Every construction process changes the spatial context and is even capable of ruining the evolved urban fabric and its environment. In the city, this process begins with the evacuation of buildings before demolition to make room for new structures. Gordon Matta-Clark's 1976 artistic intervention Window Blow-Out took up this theme in the context of the exhibition Idea as Model. The exhibition was set up at one of the most progressive forums for discussion of contemporary architecture, the Institute for Architecture and Urban Studies in New York, founded by architect and architecture theorist Peter Eisenman who also ran the Institute at this time. For Matta-Clark, the exhibition site apparently brought back bad memories for his architecture training at Cornell University. On the afternoon before the opening, he appeared with a small-bore rifle and asked curator Andrew McNair for permission to shoot the window panes in order to use them as frames for photos of residential building projects in the Bronx. McNair gave him permission (which he would later regret, as he lost his job) and was forced to watch as Matta-Clark shot out all of the windows without much ado. With this act of violent damage to the building, Matta-Clark alluded, on the one hand, to the "broken windows" theory, according to which the first signs of a neighborhood's decline (which also implies declining property values there) can be read from the broken window panes of unoccupied buildings. One the other hand, he confronted architecture--the actual exhibition building, and metaphorically, the discipline--with its social and spatial consequences: that architectural project (such as the building projects in the Bronx that he referred to) usually begin with the demolition of buildings after the people living in them have been driven out. The gesture hit its mark. The host banned Matta-Clark from the premises and had new windows installed.
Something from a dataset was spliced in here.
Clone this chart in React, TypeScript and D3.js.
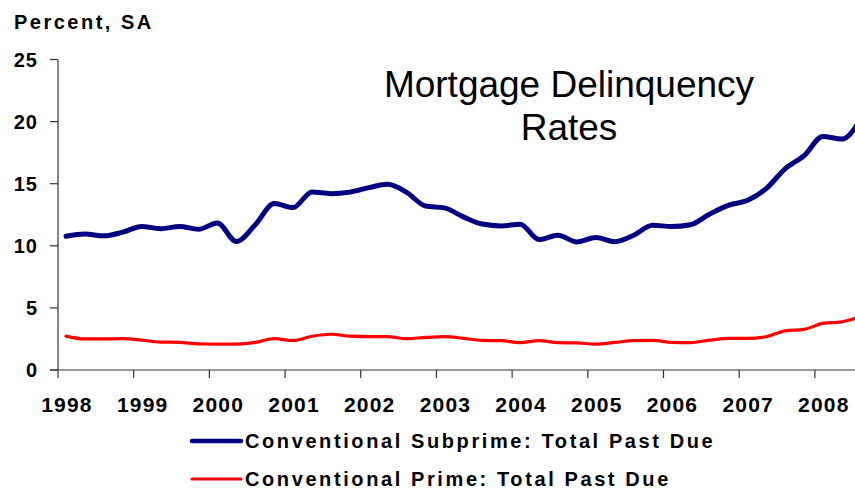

The previous year, Matta-Clark ahd realized an artistic work (Conical Intersect) for the Paris Biennial of 1975, which likewise thematized the connection of building and ruining. In Paris' Les Halles neighborhood, a conroversial restructuring was going on at the time, which began with the demolition of the famous slaughterhouses by Victor Baltard and ended in the erection of a new cultural center, Centre Pompidou. Initially, Matta-Clark wanted to carry out his work in the still unfinished Centre Pompidou, but that proved to be impossible. So he switched his sights to a neighboring seventeenth-century residential building that was empty and slated for demolition. He cut out a cone shape in a 45-degree angle from the outer facade and several levels. The telescope-like drilling now allowed thousands of passersby to look from the street through the building to the Centre Pompidou construction site. Also made public the same time was the interior of the building and its history, legible in the traces of use.

THe adjacent Centre Pompidou also turned its inside outward. The design by Renzo Piano and Richard Rogers positioned a great deal of the infrastructure--the stairways, elevators, ventilation pipes, etc.--on the outside, so that a maximum of different possible uses could be achieved inside. This resulted from the competition bid, which called for the greatest possible flexibility in dividing up the interior space. In this way, Piano and Rogers were able to create an empty space inside in which every measure in reversible. The cultural center was designed as a permanent "construction site." Accordingly, the facade related to the surrounding urban dynamics. The east facade, with its pipe system, mirrored the mechanical movement of the movement of the pedestrians was drawn into the facade through the transparent escalator tube placed out in front. What Piano and Rogers oust from the facade, Matta-Clark exposes. The slice in the adjacent older building associates the construction utopia composed by the technoid facade image with other side of construction, the destruction of evolved urban structures. The apparently destructive procedure of artistically ruining a building contextualized the Centre Pompidou and set it in a relationship, in term of construction, to the history of its origins. With his reversal strategy, Matta-Clark uncovers the ruptures created by urban redevelopment. The construction site is mirrored in demolition: architecture's promise of new uses in the future is based in the displacement of the existing ones.